All of the following are available from King’s Mums (www.kingsmums.com)
‘Lynn Johnson’ A large, lush, white irregular incurve that blooms early on tall stems. It’s super productive and the best of the many whites I’ve tried over the years. Great for bridal bouquets and centerpieces alike.
‘Seatons Ruby’ One of the only flowers I know that displays a true gold quality at the tips of its petals. When fully open, it has a large cushion in the middle. I often use it before it’s fully open, though, and absolutely love the very warm red and gold hues mixed in with other autumn colors. Flowers very nicely as a spray. Buds are especially cute for boutonnieres.
‘Apricot Courtier’ A new cultivar at the farm this year, but firmly on the favorites list and definitely a repeat, this very warm peachy gold bloom is superb for wedding work. The buds are large and nicely colored for personal pieces like boutonnieres, corsages and hair flowers. The full bloom is large and lush with coloring that pairs beautifully with ‘Seatons J’Dore’, ‘Honeyglow’, and anything orange.
‘Mocha’ Spider mums are incredibly unique but sometimes tricky to use in wedding floral designs. Mocha’s soft toffee color helps it bridge the gap between weird/funky and elegant. My favorite time to use it is actually when the blooms are about half open so it looks more like a quill than a spider. The little curled ends of the petals are incredibly precious. The plant is very productive and with nice long slender uniform stems. Those slender stems do mean that it’s prone to toppling in heavy storms. ‘Mocha’ would be best in a hoophouse.
‘Candid’ One of my favorite mums of all time, the rich ruby red of this bloom is unlike any other I’ve seen. It’s a red that actually works wonderfully for weddings. It’s a striking accent in centerpieces, and I love to pair it with soft pinks and peach blooms along with purple kale. A very reliable producer, it’s great grown as a spray with long enough laterals that you can split the main stem apart to use side stems in centerpieces. Buds are also great in boutonnieres.
‘Coral Charm’ (photo left) Always a looker and highly productive, this little beauty tends to bloom more warm mauve than coral for us. It’s really a great color for fall and I prefer it to a true coral anyway. It’s super productive and great grown as a spray. Wonderful for centerpieces with hefty blooms that make designing quick. The warm undertone of the color lets it play nicely with other warm autumn colors, even red. This cultivar has been at the farm since we started growing mums and will be there until we stop. Definitely a keeper!

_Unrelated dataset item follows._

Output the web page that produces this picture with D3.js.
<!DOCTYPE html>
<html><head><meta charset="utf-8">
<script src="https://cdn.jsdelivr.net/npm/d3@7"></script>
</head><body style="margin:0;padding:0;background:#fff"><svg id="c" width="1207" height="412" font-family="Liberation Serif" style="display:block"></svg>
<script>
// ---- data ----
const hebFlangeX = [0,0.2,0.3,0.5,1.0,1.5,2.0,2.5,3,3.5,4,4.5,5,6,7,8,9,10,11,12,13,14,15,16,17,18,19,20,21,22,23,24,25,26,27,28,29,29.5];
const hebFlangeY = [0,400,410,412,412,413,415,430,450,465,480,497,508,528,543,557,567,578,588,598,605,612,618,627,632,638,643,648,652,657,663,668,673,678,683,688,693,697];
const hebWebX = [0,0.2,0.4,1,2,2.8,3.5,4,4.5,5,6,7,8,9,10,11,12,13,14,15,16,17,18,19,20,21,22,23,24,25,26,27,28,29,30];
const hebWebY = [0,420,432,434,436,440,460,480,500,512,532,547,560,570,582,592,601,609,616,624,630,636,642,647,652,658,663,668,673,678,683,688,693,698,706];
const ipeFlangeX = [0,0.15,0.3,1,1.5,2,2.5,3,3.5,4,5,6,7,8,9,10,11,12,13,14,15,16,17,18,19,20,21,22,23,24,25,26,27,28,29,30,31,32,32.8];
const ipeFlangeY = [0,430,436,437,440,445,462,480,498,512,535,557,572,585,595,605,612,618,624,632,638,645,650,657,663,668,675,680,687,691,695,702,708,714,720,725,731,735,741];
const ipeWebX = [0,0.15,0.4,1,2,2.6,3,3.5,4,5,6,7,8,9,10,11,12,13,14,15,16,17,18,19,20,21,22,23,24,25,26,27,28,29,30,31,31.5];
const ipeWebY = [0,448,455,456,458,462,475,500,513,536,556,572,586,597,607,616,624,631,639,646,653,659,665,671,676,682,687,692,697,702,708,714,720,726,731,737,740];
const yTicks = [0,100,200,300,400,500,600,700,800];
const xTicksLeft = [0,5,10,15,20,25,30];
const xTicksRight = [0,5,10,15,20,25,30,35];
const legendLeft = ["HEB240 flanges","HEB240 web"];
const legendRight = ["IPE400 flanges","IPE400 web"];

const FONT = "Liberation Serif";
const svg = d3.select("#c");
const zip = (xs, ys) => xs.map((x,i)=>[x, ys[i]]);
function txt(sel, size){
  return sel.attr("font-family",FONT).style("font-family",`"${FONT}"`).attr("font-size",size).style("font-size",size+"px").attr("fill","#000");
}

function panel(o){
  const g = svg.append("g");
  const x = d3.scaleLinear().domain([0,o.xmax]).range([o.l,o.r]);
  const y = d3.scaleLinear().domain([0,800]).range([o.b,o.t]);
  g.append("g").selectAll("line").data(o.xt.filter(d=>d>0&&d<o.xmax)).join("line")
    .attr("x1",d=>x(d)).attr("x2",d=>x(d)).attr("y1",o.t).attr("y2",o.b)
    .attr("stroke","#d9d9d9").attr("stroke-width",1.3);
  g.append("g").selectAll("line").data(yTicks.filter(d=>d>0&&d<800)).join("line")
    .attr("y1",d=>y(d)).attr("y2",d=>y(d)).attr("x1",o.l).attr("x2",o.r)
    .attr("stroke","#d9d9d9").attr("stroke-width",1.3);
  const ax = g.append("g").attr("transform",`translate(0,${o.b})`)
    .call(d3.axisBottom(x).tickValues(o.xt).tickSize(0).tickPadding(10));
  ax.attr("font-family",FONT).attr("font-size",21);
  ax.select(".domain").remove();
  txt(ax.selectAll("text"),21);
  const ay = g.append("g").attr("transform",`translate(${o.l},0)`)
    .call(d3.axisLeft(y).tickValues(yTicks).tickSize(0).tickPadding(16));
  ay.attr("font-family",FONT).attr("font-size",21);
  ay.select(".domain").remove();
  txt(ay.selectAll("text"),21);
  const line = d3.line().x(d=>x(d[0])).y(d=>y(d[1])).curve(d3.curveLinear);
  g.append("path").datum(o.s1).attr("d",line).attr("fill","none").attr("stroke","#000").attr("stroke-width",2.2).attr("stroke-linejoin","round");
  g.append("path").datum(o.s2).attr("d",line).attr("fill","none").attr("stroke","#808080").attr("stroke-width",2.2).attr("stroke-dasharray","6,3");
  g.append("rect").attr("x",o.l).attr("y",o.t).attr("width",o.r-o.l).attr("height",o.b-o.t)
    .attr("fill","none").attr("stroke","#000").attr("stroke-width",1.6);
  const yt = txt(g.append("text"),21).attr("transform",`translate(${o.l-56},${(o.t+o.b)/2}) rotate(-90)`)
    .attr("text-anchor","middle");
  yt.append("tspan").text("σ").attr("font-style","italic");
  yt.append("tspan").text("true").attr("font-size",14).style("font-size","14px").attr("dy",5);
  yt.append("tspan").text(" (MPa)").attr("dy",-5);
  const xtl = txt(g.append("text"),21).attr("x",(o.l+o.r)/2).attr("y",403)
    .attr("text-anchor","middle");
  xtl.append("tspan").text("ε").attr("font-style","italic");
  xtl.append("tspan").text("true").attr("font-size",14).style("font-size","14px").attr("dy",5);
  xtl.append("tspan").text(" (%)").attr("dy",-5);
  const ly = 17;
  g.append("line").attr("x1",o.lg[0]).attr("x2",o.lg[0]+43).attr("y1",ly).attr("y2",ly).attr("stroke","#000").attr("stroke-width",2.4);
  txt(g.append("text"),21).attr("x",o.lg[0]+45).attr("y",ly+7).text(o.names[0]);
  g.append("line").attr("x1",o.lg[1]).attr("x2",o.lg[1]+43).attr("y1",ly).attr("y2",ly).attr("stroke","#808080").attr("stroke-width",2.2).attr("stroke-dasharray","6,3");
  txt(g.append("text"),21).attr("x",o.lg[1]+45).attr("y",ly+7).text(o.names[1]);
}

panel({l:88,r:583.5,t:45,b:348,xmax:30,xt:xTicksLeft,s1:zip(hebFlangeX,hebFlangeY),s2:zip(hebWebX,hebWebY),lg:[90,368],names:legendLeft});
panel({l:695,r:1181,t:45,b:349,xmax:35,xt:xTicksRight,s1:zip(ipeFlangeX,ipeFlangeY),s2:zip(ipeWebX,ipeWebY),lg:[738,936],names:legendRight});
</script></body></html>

‘Honeyglow’ Your classic orange mum, ‘Honeyglow’ is ridiculously productive and easy to grow. It’s a definite “must” for anyone growing for autumn farmers’ markets or wholesale. Stems are long, and it grows wonderfully as a spray with all the blooms at pretty much the same level on each stem.

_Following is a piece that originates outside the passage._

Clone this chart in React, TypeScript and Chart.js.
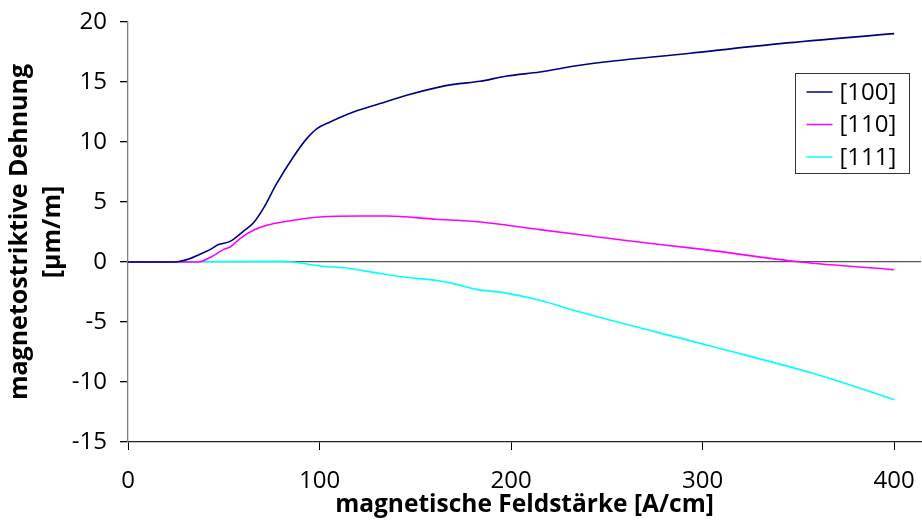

The color is a really nice warm tone so it mixes nicely with ‘Candid’ and ‘Seatons Ruby’ for autumn centerpieces. It is an early bloomer so if you’re considering it for Thanksgiving sales, make sure you have a cooler so you can hold it if needed. Like all mums, it’s got a very long shelf life. I’ve kept if for over a month in the cooler and still had customers rave about how long it lasted in their arrangments.
‘Seatons J’Dore’ You’ll never find a pink quite like this. So very delicate, it is a warm hue that blends superbly with the classic red and copper tones of autumn. Mix a few of these with ‘Apricot Alexis’ and ‘Candid’ in a bouquet or centerpiece for instant drama and color harmony.

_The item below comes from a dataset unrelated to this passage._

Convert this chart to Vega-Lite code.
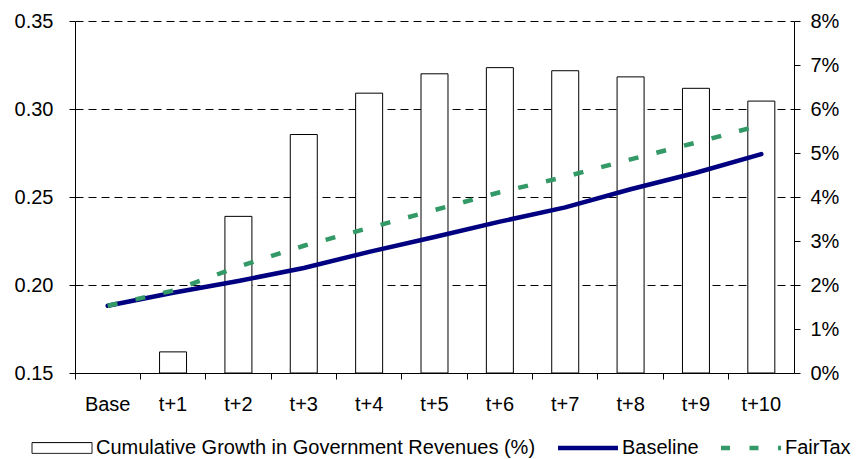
{
  "$schema": "https://vega.github.io/schema/vega-lite/v6.json",
  "autosize": "none",
  "width": 719,
  "height": 352,
  "padding": {"left": 75, "top": 21, "right": 64, "bottom": 86},
  "background": "white",
  "config": {
    "font": "Liberation Sans",
    "view": {"stroke": null},
    "axis": {
      "labelFont": "Liberation Sans",
      "labelFontSize": 20,
      "labelColor": "black",
      "domainColor": "black",
      "domainWidth": 1,
      "tickColor": "black",
      "tickWidth": 1,
      "tickSize": 6,
      "title": null
    },
    "legend": {
      "labelFont": "Liberation Sans",
      "labelFontSize": 20,
      "labelColor": "black",
      "labelLimit": 1000
    }
  },
  "data": {
    "values": [
      {"period": "Base", "growth": null, "baseline": 0.1882, "fairtax": 0.1882},
      {"period": "t+1", "growth": 0.0048, "baseline": 0.1956, "fairtax": 0.1968},
      {"period": "t+2", "growth": 0.0356, "baseline": 0.2023, "fairtax": 0.2104},
      {"period": "t+3", "growth": 0.0542, "baseline": 0.2097, "fairtax": 0.2223},
      {"period": "t+4", "growth": 0.0636, "baseline": 0.2188, "fairtax": 0.2324},
      {"period": "t+5", "growth": 0.0680, "baseline": 0.2273, "fairtax": 0.2426},
      {"period": "t+6", "growth": 0.0694, "baseline": 0.2360, "fairtax": 0.2527},
      {"period": "t+7", "growth": 0.0687, "baseline": 0.2441, "fairtax": 0.2615},
      {"period": "t+8", "growth": 0.0673, "baseline": 0.2544, "fairtax": 0.2714},
      {"period": "t+9", "growth": 0.0647, "baseline": 0.2638, "fairtax": 0.2809},
      {"period": "t+10", "growth": 0.0618, "baseline": 0.2744, "fairtax": 0.2909}
    ]
  },
  "encoding": {
    "x": {
      "field": "period",
      "type": "ordinal",
      "sort": null,
      "scale": {
        "domain": ["Base", "t+1", "t+2", "t+3", "t+4", "t+5", "t+6", "t+7", "t+8", "t+9", "t+10"],
        "paddingInner": 0,
        "paddingOuter": 0
      },
      "axis": {"labelAngle": 0, "bandPosition": 0, "labelPadding": 15, "grid": false}
    }
  },
  "layer": [
    {
      "mark": {"type": "bar", "fill": "white", "width": {"band": 0.413}},
      "encoding": {
        "y": {
          "field": "growth",
          "type": "quantitative",
          "scale": {"domain": [0, 0.08], "nice": false, "zero": true},
          "axis": {
            "orient": "right",
            "values": [0, 0.01, 0.02, 0.03, 0.04, 0.05, 0.06, 0.07, 0.08],
            "format": ".0%",
            "labelPadding": 10,
            "grid": false
          }
        },
        "stroke": {
          "datum": "Cumulative Growth in Government Revenues (%)",
          "type": "nominal",
          "scale": {
            "domain": ["Cumulative Growth in Government Revenues (%)", "Baseline", "FairTax"],
            "range": ["black", "#000080", "#339966"]
          },
          "legend": {
            "title": null,
            "orient": "none",
            "direction": "horizontal",
            "legendX": -23,
            "legendY": 417,
            "padding": 0,
            "symbolSize": 3600,
            "symbolType": {"expr": "datum.value === 'Baseline' || datum.value === 'FairTax' ? 'M-1,0H1' : 'M-1,-0.18H1V0.18H-1Z'"},
            "symbolStrokeWidth": {"expr": "datum.value === 'Baseline' || datum.value === 'FairTax' ? 4.5 : 1"},
            "symbolDash": {"expr": "datum.value === 'FairTax' ? [9, 19.5] : [1, 0]"},
            "symbolFillColor": "white",
            "labelOffset": 24,
            "columnPadding": 13
          }
        }
      }
    },
    {
      "layer": [
        {
          "mark": {"type": "line", "strokeWidth": 4.5, "strokeCap": "round"},
          "encoding": {
            "y": {"field": "baseline", "type": "quantitative"},
            "stroke": {"datum": "Baseline", "type": "nominal", "legend": null}
          }
        },
        {
          "mark": {"type": "line", "strokeWidth": 4.5, "strokeDash": [10, 18.5], "strokeCap": "butt"},
          "encoding": {
            "y": {"field": "fairtax", "type": "quantitative"},
            "stroke": {"datum": "FairTax", "type": "nominal", "legend": null}
          }
        }
      ],
      "encoding": {
        "y": {
          "type": "quantitative",
          "scale": {"domain": [0.15, 0.35], "nice": false, "zero": false},
          "axis": {
            "orient": "left",
            "values": [0.15, 0.2, 0.25, 0.3, 0.35],
            "format": ".2f",
            "labelPadding": 16,
            "grid": true,
            "gridColor": "black",
            "gridDash": [8, 5],
            "gridWidth": 1,
            "gridOpacity": 1
          }
        }
      }
    }
  ],
  "resolve": {"scale": {"y": "independent"}}
}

Our rooted cuttings from King’s Mums are grown on in 4” pots in the heated greenhouse from March through May. As the plants grow, they are pinched at about four or five inches tall. The pinched piece gets dipped in rooting hormone (also available from King’s) and then rooted on a heating mat set at 70F. These newly rooted cuttings also get pinched as they grow, and the cycle continues so that we have a massive number of plants by the time we plant them out in the field (usually the first week of May).
Our mums are grown in black plastic with drip irrigation. Spacing is 12” apart, two rows in a three foot wide bed. Mums are ideally supported with two levels of Hortonova netting, though if plants get too big before we get around to putting netting on, they get supported with stakes and twine. Harvesting through the netting is tough, so we’re still weighing the pros and cons of different supports for cut production.
The plants get a second hard pinch in July, pinching all branches down to about two sets of leaves to encourage even more branching. If we wanted earlier bloom production for some reason, we would not do this second pinch.
We do not disbud at the farm. It’s too labor intensive for our small operation and team. Instead, two hard pinches prove to be sufficient for getting nice blooms for wedding work. There are many blooms on each main stem, but we can cut each large cluster apart and use the shorter side stems in centerpieces. This system works for us but may not work for every farm. If you are selling to high-end florists, you may want to consider disbudding and demanding a premium price for each stem.
Most of our mums are field grown, but about 25-30 plants go into the hoophouse as well. When we have more hoophouse space, we will grow many more inside as wind and rain can be very hard on mums. However, mums can definitely do well out in the open field if you don’t have a hoophouse.
The only major pest we’ve really experienced to date are aphids. They are quite abundant, and we use Pure Spray Green, a horticulture oil, as an organic control. Regular sprays are important to keep populations from exploding and ruining the harvest.
January is a great time to order your mums for the coming season!